=== Data block ===
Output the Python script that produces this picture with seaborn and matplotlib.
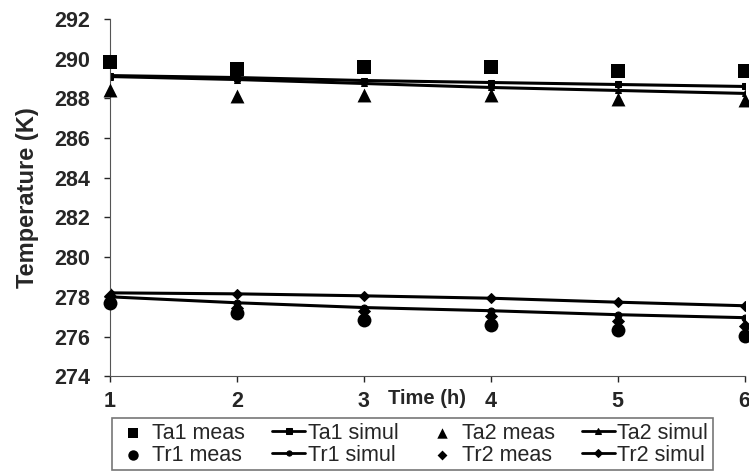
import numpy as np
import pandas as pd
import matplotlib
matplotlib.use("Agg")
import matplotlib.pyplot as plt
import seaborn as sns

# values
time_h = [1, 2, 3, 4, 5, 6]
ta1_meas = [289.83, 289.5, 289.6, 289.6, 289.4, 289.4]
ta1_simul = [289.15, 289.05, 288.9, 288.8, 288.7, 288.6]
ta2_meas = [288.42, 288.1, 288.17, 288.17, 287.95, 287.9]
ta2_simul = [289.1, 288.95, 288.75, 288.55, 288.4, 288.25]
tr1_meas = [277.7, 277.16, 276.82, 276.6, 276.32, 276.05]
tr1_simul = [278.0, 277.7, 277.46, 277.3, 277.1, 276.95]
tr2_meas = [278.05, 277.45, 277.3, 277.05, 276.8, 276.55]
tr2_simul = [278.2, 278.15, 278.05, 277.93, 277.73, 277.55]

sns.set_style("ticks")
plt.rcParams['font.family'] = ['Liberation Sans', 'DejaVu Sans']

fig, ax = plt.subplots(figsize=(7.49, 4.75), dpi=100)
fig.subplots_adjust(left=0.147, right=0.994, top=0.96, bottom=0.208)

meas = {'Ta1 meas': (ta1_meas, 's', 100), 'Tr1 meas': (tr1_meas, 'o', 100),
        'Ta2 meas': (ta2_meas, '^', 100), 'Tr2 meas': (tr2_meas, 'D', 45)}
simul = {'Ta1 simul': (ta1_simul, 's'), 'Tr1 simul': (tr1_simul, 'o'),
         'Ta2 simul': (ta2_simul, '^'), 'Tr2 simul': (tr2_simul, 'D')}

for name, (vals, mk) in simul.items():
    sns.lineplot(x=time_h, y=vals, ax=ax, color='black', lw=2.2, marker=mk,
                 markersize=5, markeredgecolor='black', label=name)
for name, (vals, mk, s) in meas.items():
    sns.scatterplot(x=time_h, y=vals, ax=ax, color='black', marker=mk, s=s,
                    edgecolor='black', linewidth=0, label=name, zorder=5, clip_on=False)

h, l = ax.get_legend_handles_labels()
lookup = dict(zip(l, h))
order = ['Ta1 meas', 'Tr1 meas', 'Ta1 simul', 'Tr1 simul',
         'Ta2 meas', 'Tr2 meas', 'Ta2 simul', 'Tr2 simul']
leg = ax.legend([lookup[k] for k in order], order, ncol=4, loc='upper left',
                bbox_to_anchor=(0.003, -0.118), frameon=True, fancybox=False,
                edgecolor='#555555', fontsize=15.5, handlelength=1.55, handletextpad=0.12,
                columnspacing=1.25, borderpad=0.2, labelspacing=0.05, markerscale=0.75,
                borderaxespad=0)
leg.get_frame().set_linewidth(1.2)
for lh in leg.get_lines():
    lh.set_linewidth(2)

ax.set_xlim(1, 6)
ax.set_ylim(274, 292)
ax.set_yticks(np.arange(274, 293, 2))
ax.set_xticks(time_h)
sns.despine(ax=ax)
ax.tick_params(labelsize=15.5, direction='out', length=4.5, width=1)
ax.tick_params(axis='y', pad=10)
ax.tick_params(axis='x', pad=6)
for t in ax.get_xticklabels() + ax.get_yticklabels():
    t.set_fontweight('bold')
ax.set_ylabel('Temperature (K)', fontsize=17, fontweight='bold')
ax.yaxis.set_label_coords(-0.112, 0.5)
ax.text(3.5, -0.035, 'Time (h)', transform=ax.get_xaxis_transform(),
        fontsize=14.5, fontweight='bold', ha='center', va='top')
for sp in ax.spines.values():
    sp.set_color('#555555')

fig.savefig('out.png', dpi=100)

=== Problem statement ===
Omit each picture, then return all of the listing exactly as it stands.

=== The answer ===
Output the Python script that produces this picture with seaborn and matplotlib.
import numpy as np
import pandas as pd
import matplotlib
matplotlib.use("Agg")
import matplotlib.pyplot as plt
import seaborn as sns

# values
time_h = [1, 2, 3, 4, 5, 6]
ta1_meas = [289.83, 289.5, 289.6, 289.6, 289.4, 289.4]
ta1_simul = [289.15, 289.05, 288.9, 288.8, 288.7, 288.6]
ta2_meas = [288.42, 288.1, 288.17, 288.17, 287.95, 287.9]
ta2_simul = [289.1, 288.95, 288.75, 288.55, 288.4, 288.25]
tr1_meas = [277.7, 277.16, 276.82, 276.6, 276.32, 276.05]
tr1_simul = [278.0, 277.7, 277.46, 277.3, 277.1, 276.95]
tr2_meas = [278.05, 277.45, 277.3, 277.05, 276.8, 276.55]
tr2_simul = [278.2, 278.15, 278.05, 277.93, 277.73, 277.55]

sns.set_style("ticks")
plt.rcParams['font.family'] = ['Liberation Sans', 'DejaVu Sans']

fig, ax = plt.subplots(figsize=(7.49, 4.75), dpi=100)
fig.subplots_adjust(left=0.147, right=0.994, top=0.96, bottom=0.208)

meas = {'Ta1 meas': (ta1_meas, 's', 100), 'Tr1 meas': (tr1_meas, 'o', 100),
        'Ta2 meas': (ta2_meas, '^', 100), 'Tr2 meas': (tr2_meas, 'D', 45)}
simul = {'Ta1 simul': (ta1_simul, 's'), 'Tr1 simul': (tr1_simul, 'o'),
         'Ta2 simul': (ta2_simul, '^'), 'Tr2 simul': (tr2_simul, 'D')}

for name, (vals, mk) in simul.items():
    sns.lineplot(x=time_h, y=vals, ax=ax, color='black', lw=2.2, marker=mk,
                 markersize=5, markeredgecolor='black', label=name)
for name, (vals, mk, s) in meas.items():
    sns.scatterplot(x=time_h, y=vals, ax=ax, color='black', marker=mk, s=s,
                    edgecolor='black', linewidth=0, label=name, zorder=5, clip_on=False)

h, l = ax.get_legend_handles_labels()
lookup = dict(zip(l, h))
order = ['Ta1 meas', 'Tr1 meas', 'Ta1 simul', 'Tr1 simul',
         'Ta2 meas', 'Tr2 meas', 'Ta2 simul', 'Tr2 simul']
leg = ax.legend([lookup[k] for k in order], order, ncol=4, loc='upper left',
                bbox_to_anchor=(0.003, -0.118), frameon=True, fancybox=False,
                edgecolor='#555555', fontsize=15.5, handlelength=1.55, handletextpad=0.12,
                columnspacing=1.25, borderpad=0.2, labelspacing=0.05, markerscale=0.75,
                borderaxespad=0)
leg.get_frame().set_linewidth(1.2)
for lh in leg.get_lines():
    lh.set_linewidth(2)

ax.set_xlim(1, 6)
ax.set_ylim(274, 292)
ax.set_yticks(np.arange(274, 293, 2))
ax.set_xticks(time_h)
sns.despine(ax=ax)
ax.tick_params(labelsize=15.5, direction='out', length=4.5, width=1)
ax.tick_params(axis='y', pad=10)
ax.tick_params(axis='x', pad=6)
for t in ax.get_xticklabels() + ax.get_yticklabels():
    t.set_fontweight('bold')
ax.set_ylabel('Temperature (K)', fontsize=17, fontweight='bold')
ax.yaxis.set_label_coords(-0.112, 0.5)
ax.text(3.5, -0.035, 'Time (h)', transform=ax.get_xaxis_transform(),
        fontsize=14.5, fontweight='bold', ha='center', va='top')
for sp in ax.spines.values():
    sp.set_color('#555555')

fig.savefig('out.png', dpi=100)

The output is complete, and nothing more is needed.